There’s this quote that’s been floating around the internet. Some user on Tumblr spoke about a professor they had who said “You all have a little bit of ‘save the world’ in you, that’s why you’re here in college. I want you to know it’s okay if you only save one person, and it’s okay if that person is you.” That’s a quote that has always stuck with me. Even if it turns out to be apocryphal, or made up by the original poster all those years ago, I think it’s an important sentiment to hold. And I think a lot of people have this vision that unless you’re on the line at all times, burning yourself up and out to save the world that it isn’t worthwhile. Sometimes it’s good to just be reminded that everyone is struggling with their own challenges, and most of us are struggling together despite what certain subsets of the population would have us believe. It’s a reminder that the struggle for survival is a shared one, and it’s what brings us together.
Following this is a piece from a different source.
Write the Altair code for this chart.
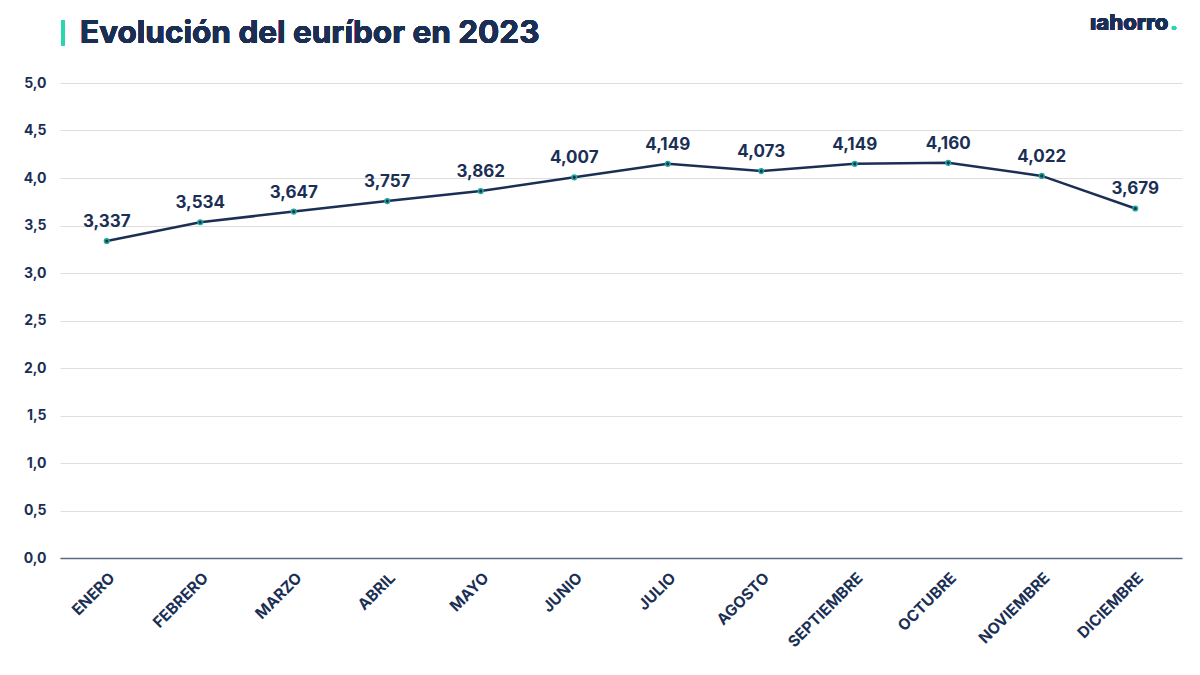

So now Bruce comes back into play. Because being around this many people who feel the same way can be helpful. It’s a large reminder than one is not alone in many of these struggles. No emotion is unique. Someone has felt everything you have ever felt or will ever feel. That sounds like a negative but it’s really not. It guarantees the certainty that you are not alone in whatever you feel right now at this moment. So it stands to reason that by going places where those big emotions of yours are shared, the collective burden becomes easier to carry. That there’s hope in the people out there. That the hope you feel isn’t a fool’s errand because you’re the only one who feels it.
And I understand that there’s absolutely nothing in these words that is revolutionary. I didn’t come to these conclusions in a vacuum. But we’ve seen the death of the age of subtlety. That was evident no where more than at Nationals Park last week. We now have to spell things out because artful metaphors and delicate subtlety are still beyond some people. The train continues barreling towards us and we still haven’t moved. It’s going to hit us. Hell, maybe it already has. The nation has tough times and even tougher choices ahead of it. Great things that will require many people to accomplish, even if it is unpleasant and difficult.
But I think that America needs to be loved and celebrated. That’s not to say there aren’t a lot of things to criticize about the nation, there are. Criticism without a desire to improve, however, is only meant to destroy. There are things about this country, its ideals, what it’s supposed to stand for, and its history that are always going to be worth preserving, cherishing, and fighting for. And therein lies the truth of Springsteen: he is mad as hell because of how much he loves this country. And that’s the tact that I think we should all be taking. This is our home, and it’s under siege. It’s flawed, so very flawed, but what nation isn’t? It makes us fools if all we work towards is wanton destruction because of all these things we don’t like. The only thing to fear is fear itself. Hope will always be stronger than fear. Fear cannot be allowed to win.
That’s what I got out of Bruce Springsteen. Amidst the rage against the current administration and the classic stories of Americana colored by a nostalgic haze for a nation gone by that never really existed stood one truth to me: that this country is made up of so many people struggling alone together and that they need to remember that they aren’t actually alone. There was so much anger in that stadium that night. But there was also a lot of hope, apt for the tour named after the song “Land of Hope and Dreams.” I think that night gave me hope in the America that Springsteen has always tried to inscribe in his songs: a nation of honest, hardworking people who look out for each other. I have my opinions on whether that really matches reality, but I don’t think it needs to. It’s an aspiration for us to have, as a nation, a population. It’s the idea of America put to song in a way that feels real, relatable, and reachable.
After going to that concert, I don’t think there’s anyone else who could so succinctly summarize America the way Bruce Springsteen does.